Que haja problemas em nossa estrutura política, que ninguém
duvide, embora os problemas ético-morais não sejam exclusividade do
Legislativo. Que se enfrentem todos esses problemas a sério. Que se faça uma
reforma política profunda, que nos livre do câncer do financiamento privado,
que fortaleça os partidos. Não, isso não se quer discutir. Discutem-se
personalidades, distribuem-se acusações a torto e a direito, sem que, no mais
das vezes, se necessite de muitas comprovações. Não há outro caminho senão o da
política, e o da política realizada sob a democracia, com todos seus
inevitáveis conflitos e divergências, sempre solucionados pelo diálogo que só a
política é capaz de propiciar.
Quero lembrar, para finalizar, breve ensaio de Jorge
Caldeira, da revista Brasileiros, de fevereiro deste ano, onde se informa que o
Parlamento brasileiro completa agora 190 anos de funcionamento regular. Em
quase todo esse período, fez as leis da Nação. Quando esteve sob ataque e foi
fechado, o Brasil enfrentou as noites tenebrosas das ditaduras. O Congresso
brasileiro é o terceiro em tempo de funcionamento em todo o Ocidente. Tem sido
uma instituição fundamental à democracia.

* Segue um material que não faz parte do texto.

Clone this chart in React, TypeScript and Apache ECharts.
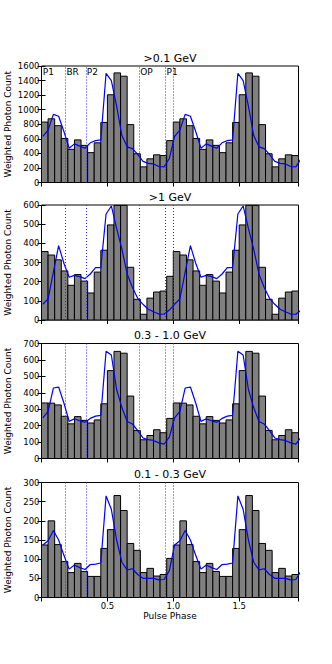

Torná-lo melhor é responsabilidade do
próprio Congresso, que deve enfrentar os desafios enormes que tem pela frente,
alguns dos quais apontei logo no início desse texto. Como a casa política, como
a casa das leis, como um poder que tem origem no voto do povo, o Congresso pode
e deve alevantar-se diante da Nação, assumir seu papel histórico, não se deixar
intimidar pelas vozes sem voto, e fazer as reformas que o País precisa.